▶ [Set exercise]:
Retype each line of the listing below, from the first through the one holding "71.45, 71.45, 71.45, 71.45, 71.45, 71.45, 71.45]", with no other lines.

- - - - -

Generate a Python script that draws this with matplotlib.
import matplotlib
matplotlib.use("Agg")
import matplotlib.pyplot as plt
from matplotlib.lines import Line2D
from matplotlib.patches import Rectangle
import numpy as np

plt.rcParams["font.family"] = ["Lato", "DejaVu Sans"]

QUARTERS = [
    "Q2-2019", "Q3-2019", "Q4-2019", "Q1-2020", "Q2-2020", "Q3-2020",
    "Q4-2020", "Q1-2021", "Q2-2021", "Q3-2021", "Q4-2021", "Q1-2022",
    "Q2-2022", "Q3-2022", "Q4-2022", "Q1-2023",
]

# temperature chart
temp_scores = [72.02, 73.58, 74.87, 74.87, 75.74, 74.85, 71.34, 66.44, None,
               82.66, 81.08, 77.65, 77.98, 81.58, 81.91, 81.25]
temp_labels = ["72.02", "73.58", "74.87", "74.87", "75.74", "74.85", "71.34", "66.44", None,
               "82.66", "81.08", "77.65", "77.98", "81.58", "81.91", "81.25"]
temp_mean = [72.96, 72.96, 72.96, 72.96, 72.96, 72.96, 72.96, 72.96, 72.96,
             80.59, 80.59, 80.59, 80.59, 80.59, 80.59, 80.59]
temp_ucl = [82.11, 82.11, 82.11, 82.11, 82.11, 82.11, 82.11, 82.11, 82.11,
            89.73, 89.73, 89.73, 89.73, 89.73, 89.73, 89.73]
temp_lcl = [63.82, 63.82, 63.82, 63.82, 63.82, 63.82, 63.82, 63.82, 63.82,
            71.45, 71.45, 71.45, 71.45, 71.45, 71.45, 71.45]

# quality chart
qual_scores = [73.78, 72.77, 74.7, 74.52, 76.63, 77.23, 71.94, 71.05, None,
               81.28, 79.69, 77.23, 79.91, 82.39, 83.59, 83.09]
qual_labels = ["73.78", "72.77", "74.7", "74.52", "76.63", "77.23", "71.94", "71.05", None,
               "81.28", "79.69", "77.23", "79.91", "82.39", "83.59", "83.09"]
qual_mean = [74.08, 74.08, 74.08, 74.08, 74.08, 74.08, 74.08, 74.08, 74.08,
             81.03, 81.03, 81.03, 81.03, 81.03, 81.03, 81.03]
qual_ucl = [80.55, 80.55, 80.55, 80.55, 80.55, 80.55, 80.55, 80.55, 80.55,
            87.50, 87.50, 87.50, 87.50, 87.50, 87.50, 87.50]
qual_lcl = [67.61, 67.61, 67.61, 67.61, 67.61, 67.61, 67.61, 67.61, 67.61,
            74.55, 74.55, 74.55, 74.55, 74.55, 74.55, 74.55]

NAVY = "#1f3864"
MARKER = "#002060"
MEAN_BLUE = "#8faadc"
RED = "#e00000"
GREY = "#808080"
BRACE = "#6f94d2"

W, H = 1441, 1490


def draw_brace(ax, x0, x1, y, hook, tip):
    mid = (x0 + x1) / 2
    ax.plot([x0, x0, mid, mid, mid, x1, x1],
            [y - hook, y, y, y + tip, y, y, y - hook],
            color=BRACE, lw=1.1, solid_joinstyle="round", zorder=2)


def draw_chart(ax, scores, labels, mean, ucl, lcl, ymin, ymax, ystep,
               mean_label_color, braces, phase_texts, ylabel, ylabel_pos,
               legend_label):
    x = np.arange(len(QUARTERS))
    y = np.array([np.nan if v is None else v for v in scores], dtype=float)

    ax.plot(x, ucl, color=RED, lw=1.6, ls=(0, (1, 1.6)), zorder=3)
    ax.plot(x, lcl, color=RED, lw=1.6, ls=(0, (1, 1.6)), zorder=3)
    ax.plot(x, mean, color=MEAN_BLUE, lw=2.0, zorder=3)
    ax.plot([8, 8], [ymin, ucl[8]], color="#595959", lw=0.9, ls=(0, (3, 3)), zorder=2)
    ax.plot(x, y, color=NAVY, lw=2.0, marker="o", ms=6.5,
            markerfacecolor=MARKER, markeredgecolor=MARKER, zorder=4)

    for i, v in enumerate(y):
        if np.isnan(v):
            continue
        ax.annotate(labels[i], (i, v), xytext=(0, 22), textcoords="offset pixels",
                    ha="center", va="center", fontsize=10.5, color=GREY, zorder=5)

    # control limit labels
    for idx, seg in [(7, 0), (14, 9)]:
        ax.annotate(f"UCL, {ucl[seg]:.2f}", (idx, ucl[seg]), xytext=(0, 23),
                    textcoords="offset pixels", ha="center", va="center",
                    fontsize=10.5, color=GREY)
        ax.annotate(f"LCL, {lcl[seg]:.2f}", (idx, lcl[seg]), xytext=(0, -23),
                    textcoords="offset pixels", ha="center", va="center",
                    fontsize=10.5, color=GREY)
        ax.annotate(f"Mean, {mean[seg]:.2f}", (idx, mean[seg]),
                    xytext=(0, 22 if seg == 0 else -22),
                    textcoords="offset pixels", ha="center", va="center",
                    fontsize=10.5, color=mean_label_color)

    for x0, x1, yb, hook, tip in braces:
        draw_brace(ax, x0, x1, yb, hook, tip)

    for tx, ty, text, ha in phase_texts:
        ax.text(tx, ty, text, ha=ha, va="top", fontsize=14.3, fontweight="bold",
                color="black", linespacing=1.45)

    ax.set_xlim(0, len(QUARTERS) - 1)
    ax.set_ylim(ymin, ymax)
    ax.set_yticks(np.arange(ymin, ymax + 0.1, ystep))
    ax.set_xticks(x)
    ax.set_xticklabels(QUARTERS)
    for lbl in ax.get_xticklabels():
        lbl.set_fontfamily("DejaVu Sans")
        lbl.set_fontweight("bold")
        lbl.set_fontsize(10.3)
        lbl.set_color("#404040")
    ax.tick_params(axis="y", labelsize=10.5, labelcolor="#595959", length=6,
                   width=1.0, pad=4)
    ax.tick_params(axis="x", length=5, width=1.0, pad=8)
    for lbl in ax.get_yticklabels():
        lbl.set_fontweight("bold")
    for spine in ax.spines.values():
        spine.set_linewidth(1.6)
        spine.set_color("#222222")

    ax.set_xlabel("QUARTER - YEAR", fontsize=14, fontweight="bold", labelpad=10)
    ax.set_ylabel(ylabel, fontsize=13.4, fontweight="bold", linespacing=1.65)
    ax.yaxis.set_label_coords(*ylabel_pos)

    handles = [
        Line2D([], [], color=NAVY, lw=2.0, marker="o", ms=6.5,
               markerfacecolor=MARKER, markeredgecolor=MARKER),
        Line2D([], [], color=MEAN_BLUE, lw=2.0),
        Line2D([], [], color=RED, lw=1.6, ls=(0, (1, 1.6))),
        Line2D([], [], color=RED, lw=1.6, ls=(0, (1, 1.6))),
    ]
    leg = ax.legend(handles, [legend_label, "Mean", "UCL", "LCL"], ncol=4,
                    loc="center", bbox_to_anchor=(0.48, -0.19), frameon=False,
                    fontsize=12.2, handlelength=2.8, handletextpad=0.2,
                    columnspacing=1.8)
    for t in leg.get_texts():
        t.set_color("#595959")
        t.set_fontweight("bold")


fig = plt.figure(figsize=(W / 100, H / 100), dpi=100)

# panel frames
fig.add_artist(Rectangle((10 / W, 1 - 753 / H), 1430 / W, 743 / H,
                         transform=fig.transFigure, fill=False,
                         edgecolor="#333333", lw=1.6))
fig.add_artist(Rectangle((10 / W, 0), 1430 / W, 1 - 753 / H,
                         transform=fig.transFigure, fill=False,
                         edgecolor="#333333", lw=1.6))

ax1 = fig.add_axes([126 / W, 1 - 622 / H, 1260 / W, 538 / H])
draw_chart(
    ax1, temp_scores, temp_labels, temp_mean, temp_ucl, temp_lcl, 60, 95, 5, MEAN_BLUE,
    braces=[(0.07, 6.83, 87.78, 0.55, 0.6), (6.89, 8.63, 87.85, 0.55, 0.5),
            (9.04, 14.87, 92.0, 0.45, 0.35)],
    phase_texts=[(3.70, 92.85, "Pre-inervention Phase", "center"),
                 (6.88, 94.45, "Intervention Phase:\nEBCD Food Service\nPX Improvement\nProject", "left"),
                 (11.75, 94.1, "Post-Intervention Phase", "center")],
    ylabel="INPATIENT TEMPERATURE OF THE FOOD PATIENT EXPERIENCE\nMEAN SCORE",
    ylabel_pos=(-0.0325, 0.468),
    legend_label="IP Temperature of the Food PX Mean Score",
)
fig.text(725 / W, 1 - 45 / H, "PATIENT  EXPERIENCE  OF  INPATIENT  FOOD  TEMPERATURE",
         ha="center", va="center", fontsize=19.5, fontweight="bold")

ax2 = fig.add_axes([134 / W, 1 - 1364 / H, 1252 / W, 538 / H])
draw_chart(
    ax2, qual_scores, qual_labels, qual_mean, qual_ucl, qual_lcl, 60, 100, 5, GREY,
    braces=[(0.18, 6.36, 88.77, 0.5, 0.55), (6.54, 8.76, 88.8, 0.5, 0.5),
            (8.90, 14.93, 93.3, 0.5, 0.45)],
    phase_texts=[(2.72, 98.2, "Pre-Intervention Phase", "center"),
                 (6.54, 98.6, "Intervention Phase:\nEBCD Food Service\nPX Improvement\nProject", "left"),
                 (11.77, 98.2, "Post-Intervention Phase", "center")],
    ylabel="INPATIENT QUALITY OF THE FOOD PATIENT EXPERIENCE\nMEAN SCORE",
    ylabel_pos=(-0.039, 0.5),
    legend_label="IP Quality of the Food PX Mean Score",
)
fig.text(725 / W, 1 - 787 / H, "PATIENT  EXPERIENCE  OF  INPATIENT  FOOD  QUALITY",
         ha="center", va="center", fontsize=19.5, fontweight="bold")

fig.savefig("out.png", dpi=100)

- - - - -

▶ [Solution to this exercise]:
Generate a Python script that draws this with matplotlib.
import matplotlib
matplotlib.use("Agg")
import matplotlib.pyplot as plt
from matplotlib.lines import Line2D
from matplotlib.patches import Rectangle
import numpy as np

plt.rcParams["font.family"] = ["Lato", "DejaVu Sans"]

QUARTERS = [
    "Q2-2019", "Q3-2019", "Q4-2019", "Q1-2020", "Q2-2020", "Q3-2020",
    "Q4-2020", "Q1-2021", "Q2-2021", "Q3-2021", "Q4-2021", "Q1-2022",
    "Q2-2022", "Q3-2022", "Q4-2022", "Q1-2023",
]

# temperature chart
temp_scores = [72.02, 73.58, 74.87, 74.87, 75.74, 74.85, 71.34, 66.44, None,
               82.66, 81.08, 77.65, 77.98, 81.58, 81.91, 81.25]
temp_labels = ["72.02", "73.58", "74.87", "74.87", "75.74", "74.85", "71.34", "66.44", None,
               "82.66", "81.08", "77.65", "77.98", "81.58", "81.91", "81.25"]
temp_mean = [72.96, 72.96, 72.96, 72.96, 72.96, 72.96, 72.96, 72.96, 72.96,
             80.59, 80.59, 80.59, 80.59, 80.59, 80.59, 80.59]
temp_ucl = [82.11, 82.11, 82.11, 82.11, 82.11, 82.11, 82.11, 82.11, 82.11,
            89.73, 89.73, 89.73, 89.73, 89.73, 89.73, 89.73]
temp_lcl = [63.82, 63.82, 63.82, 63.82, 63.82, 63.82, 63.82, 63.82, 63.82,
            71.45, 71.45, 71.45, 71.45, 71.45, 71.45, 71.45]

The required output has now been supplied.